Cheryl Alters Jamison & Bill Jamison

Wood Flavoring Chart

The following text and recipes are from Smoke & Spice: Cooking with Smoke, the Read Way to Barbecue, on Your Charcoal Grill, Water Smoker, or Wood-Burning Pit by Cheryl Alters Jamison and Bill Jamison, reprinted with permission from The Harvard Common Press, 535 Albany Street, Boston, MA 02118.

Alder: The traditional wood for smoking salmon in the Pacific Northwest, alder also works well with other fish. It has a light delicate flavor.

Apple and Cherry: Both woods produce slightly sweet, fruity smoke that's mild enough for chicken or turkey, but capable of flavoring a ham.

Hickory: Hickory is the king of the woods in the Southern barbecue belt, as basic to the region's cooking as cornbread. The strong, hearty taste is perfect for pork shoulder or ribs, but it also enhances any red meat or poultry.

Maple: Mildly smoky and sweet, maple mates well with poultry, ham, and vegetables.
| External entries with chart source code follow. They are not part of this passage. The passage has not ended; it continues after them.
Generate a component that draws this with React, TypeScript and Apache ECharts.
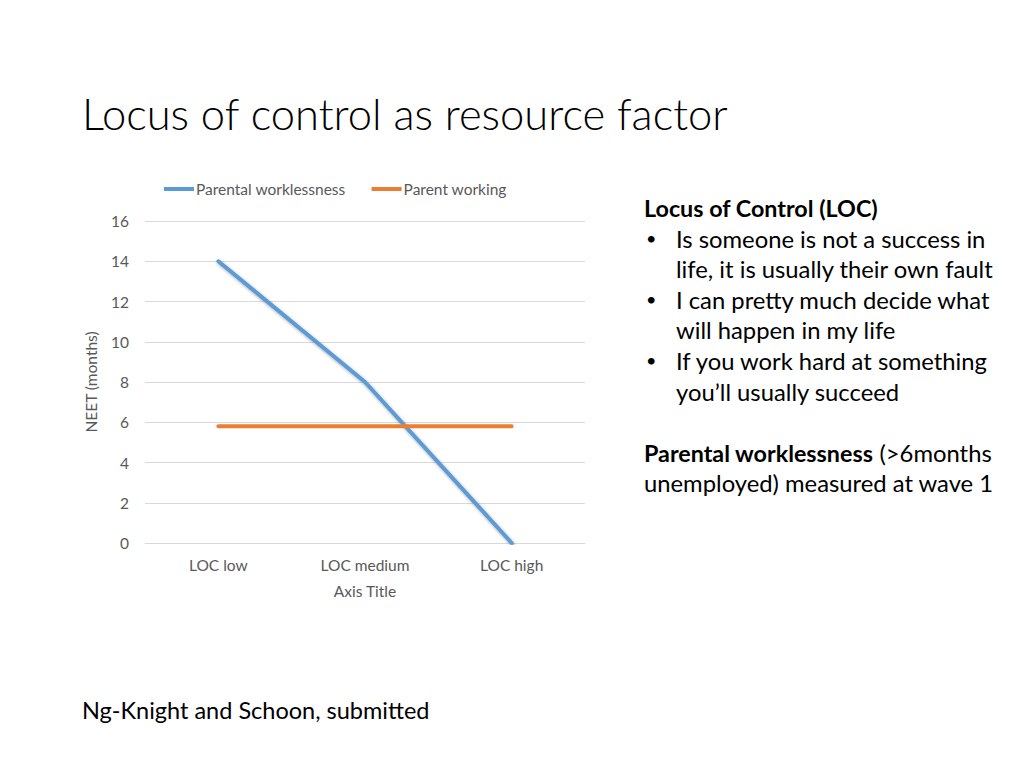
import React, { useEffect, useRef } from "react";
import * as echarts from "echarts";

const categories = ["LOC low", "LOC medium", "LOC high"];
const parentalWorklessness = [14, 8, 0];
const parentWorking = [5.8, 5.8, 5.8];
const seriesNames = ["Parental worklessness", "Parent working"];
const yTicks = { min: 0, max: 16, interval: 2 };

const titleText = "Locus of control as resource factor";
const footerText = "Ng-Knight and Schoon, submitted";
const sideLines: { bullet: boolean; text: string }[] = [
  { bullet: false, text: "{b|Locus of Control (LOC)}" },
  { bullet: true, text: "Is someone is not a success in" },
  { bullet: false, text: "   life, it is usually their own fault" },
  { bullet: true, text: "I can pretty much decide what" },
  { bullet: false, text: "   will happen in my life" },
  { bullet: true, text: "If you work hard at something" },
  { bullet: false, text: "   you\u2019ll usually succeed" },
  { bullet: false, text: "" },
  { bullet: false, text: "{b|Parental worklessness} (>6months" },
  { bullet: false, text: "unemployed) measured at wave 1" },
];

const FONT = "Lato, 'Open Sans', sans-serif";
const AX = 15.5;

export default function App() {
  const ref = useRef<HTMLDivElement>(null);
  useEffect(() => {
    if (!ref.current) return;
    const chart = echarts.init(ref.current, null, { renderer: "svg" });
    const graphics: any[] = [
      {
        type: "text",
        left: 82,
        top: 91,
        style: { text: titleText, font: `300 43.5px ${FONT}`, fill: "#000" },
      },
      {
        type: "text",
        left: 82,
        top: 698,
        style: { text: footerText, font: `400 23.5px ${FONT}`, fill: "#000" },
      },
    ];
    const lineH = 30.6;
    sideLines.forEach((ln, i) => {
      if (!ln.text) return;
      const y = 196 + i * lineH;
      if (ln.bullet) {
        graphics.push({
          type: "text",
          left: 646,
          top: y + 2,
          style: { text: "\u2022", font: `400 18px ${FONT}`, fill: "#000" },
        });
        graphics.push({
          type: "text",
          left: 676,
          top: y,
          style: { text: ln.text, font: `400 23.8px ${FONT}`, fill: "#000" },
        });
      } else {
        const indented = ln.text.startsWith("   ");
        graphics.push({
          type: "text",
          left: indented ? 676 : 644,
          top: y,
          style: {
            text: ln.text.trim(),
            font: `400 23.8px ${FONT}`,
            fill: "#000",
            rich: {
              b: { font: `700 23.3px ${FONT}`, fill: "#000" },
            },
          },
        });
      }
    });

    chart.setOption({
      animation: false,
      backgroundColor: "#fff",
      textStyle: { fontFamily: FONT },
      legend: {
        top: 176,
        left: 159,
        itemWidth: 30,
        itemHeight: 4,
        itemGap: 26,
        icon: "rect",
        textStyle: { color: "#595959", fontSize: AX, padding: [0, 0, 0, -3] },
        data: seriesNames,
      },
      grid: { left: 145, right: 439, top: 221, bottom: 225 },
      xAxis: {
        type: "category",
        data: categories,
        boundaryGap: true,
        axisLine: { lineStyle: { color: "#d9d9d9" } },
        axisTick: { show: false },
        axisLabel: { color: "#595959", fontSize: AX, margin: 14 },
        name: "Axis Title",
        nameLocation: "middle",
        nameGap: 40,
        nameTextStyle: { color: "#595959", fontSize: AX },
      },
      yAxis: {
        type: "value",
        min: yTicks.min,
        max: yTicks.max,
        interval: yTicks.interval,
        axisLine: { show: false },
        axisTick: { show: false },
        splitLine: { lineStyle: { color: "#d9d9d9" } },
        axisLabel: { color: "#595959", fontSize: AX, margin: 16 },
        name: "NEET (months)",
        nameLocation: "middle",
        nameGap: 46,
        nameTextStyle: { color: "#595959", fontSize: AX },
      },
      series: [
        {
          name: seriesNames[0],
          type: "line",
          data: parentalWorklessness,
          symbol: "none",
          color: "#5B9BD5",
          lineStyle: {
            width: 4,
            color: "#5B9BD5",
            cap: "round",
            shadowBlur: 3,
            shadowColor: "rgba(0,0,0,0.35)",
            shadowOffsetY: 1.5,
            shadowOffsetX: 1,
          },
        },
        {
          name: seriesNames[1],
          type: "line",
          data: parentWorking,
          symbol: "none",
          color: "#ED7D31",
          lineStyle: {
            width: 4,
            color: "#ED7D31",
            cap: "round",
          },
        },
      ],
      graphic: graphics,
    });
    return () => chart.dispose();
  }, []);
  return (
    <div
      ref={ref}
      style={{ position: "fixed", left: 0, top: 0, width: 1024, height: 768 }}
    />
  );
}
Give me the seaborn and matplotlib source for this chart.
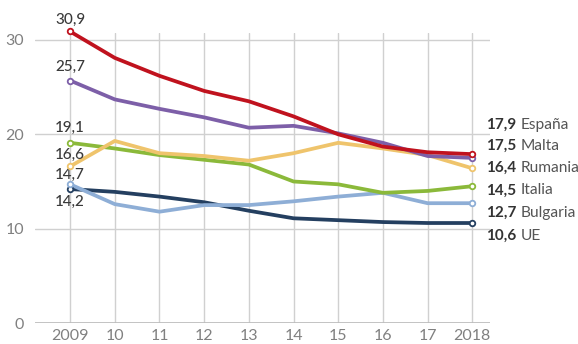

Mesquite: The mystique wood of the past decade, mesquite is also America's most misunderstood wood. It's great for grilling because it burns very hot, but below average for barbecuing for the same reason. Also, the smoke taste turns from tangy to bitter over an extended cooking time. Few serious pitmasters use mesquite, despite a lot of stories about its prevalence in the Southwest.

Oak: If hickory is the king of barbecue woods, oak is the queen. Assertive but always pleasant, it's the most versatile of hardwoods, blending well with a wide range of flavors. What is does to beef brisket is probably against the law in some states.

Pecan: The choice of many professional chefs, pecan burns cool and offers a subtle richness of character. Some people call it a mellow version of hickory.